The advances made by [social historians such as] E.P. Thompson in expanding historical writing about the working class to include the experienced, "lived" quality of history, the way the past felt to the contemporaries, are not easy to apply to Canadian working-class history. There are several reasons for this. Not only is it hard to find records from which to construct the subjective side of working-class lives, (this is presumably the case everywhere), but these records, even when they do exist, speak in the numerous languages of our ethnically fragmented population. The precondition to access to some of them requires a kind of double identity, an ability to be on intimate terms with some "other" Canadian experience, and at the same time the capability of communicating that experience to the mainstream culture. An additional problem, of course, is the highly selective nature of any such records.
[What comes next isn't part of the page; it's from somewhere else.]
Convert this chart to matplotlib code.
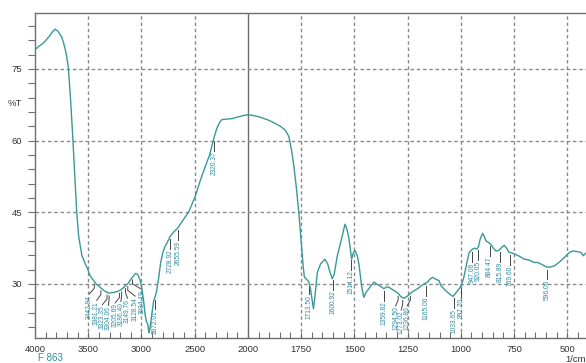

For obviously it is not some homogeneous working class, but certain self-conscious and articulate minorities who are likely to leave a record of any kind.

Repo thus raises the question of how accurate Raffo's analysis could be, given that Raffo lacked direct access to Finnish-language sources. It could be charged further that Raffo's article is an inappropriate attempt to use a highly emotional and controversial event in Thunder Bay labour history as merely a case study in oral history.

As for the second criticism, the reliance on oral history does not address many of the facts of the case. Voutilainen was a trapper who had maintained trap lines in the Onion Lake area for several years, and thus, intimately familiar with the area. How could an experienced trapper with an intimate knowledge of the local environment fall through ice and drown in (at most) three and a half feet of water? The testimony of the official coroner, Dr. Crozier, also raises doubts. Not only was his testimony highly agitated and hostile, but Crozier also belonged to an anti-union "citizens' group" formed around the time of the Winnipeg General Strike. Other inconsistencies include contradictory statements from the camp boss, Maki, and evidence of injuries on the bodies suggesting a struggle before their drowning. That violent methods were used by employers, the authorities, and/or vigilantes to disrupt or discourage union activity around this time in North America is not unusual. The lynching of Frank Little, the case of Sacco and Vanzetti, the Everett Massacre, and the Estevan Riot, to name only a few, clearly show that violent and brutal means were commonplace in class conflict.